Of course there are some important distinguishing factors—for instance, in module checking, we consider that a state emitting uncontrollable signals does not emit controllable ones (system state) and vice versa (environment state); on the other hand, in protocol conversion, the protocols can produce and consume both controllable and uncontrollable signals from the same state. The difference is due to the difference in the semantics of the parallel composition between module and its environment and the lock-step composition between the protocols and their converter. However, the basic principles of the converter in protocol conversion and the environment in module checking remain identical, i.e., control the controllable signals, relay/allow the uncontrollable ones.

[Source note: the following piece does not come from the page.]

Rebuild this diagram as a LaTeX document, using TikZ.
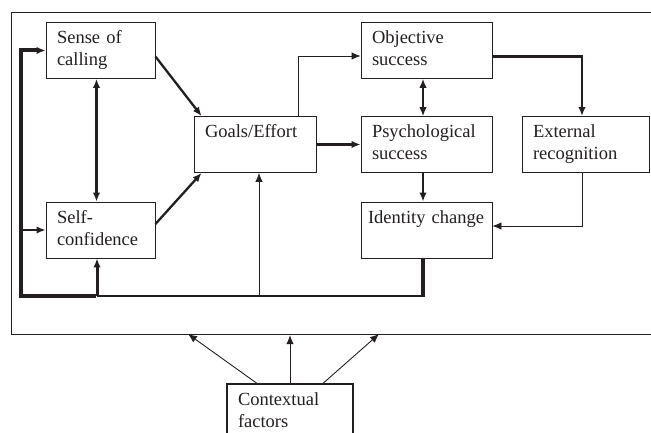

The converter shown in Fig. 6.8 can be generated using our algorithm such that it can control the composition of the protocols shown in Fig. 6.2 such that all mismatches are resolved, and all system-level control and data constraints are satisfied. The resulting lock step composition is shown in Fig. 6.9. We have adapted the module checking approach and developed a converter synthesis approach that is presented in Appendix A.

6.5 Concluding Remarks

This chapter presented a unifying approach towards performing protocol conversion with control and data mismatches. Earlier works could only handle control or data mismatches separately or handle both in a restricted manner. The fully automated approach is based on CTL module checking, allowing temporal logic specifications for both control and data constraints. Converters are capable of handling different types of I/O signals such as uncontrollable signals, buffered signals and missing signals in the given protocols. Appendix A provides the details of the converter generation algorithm, with an example to illustrate its operation. The next chapter provides a detailed review of related work for SoC design and system-level verification of SoCs.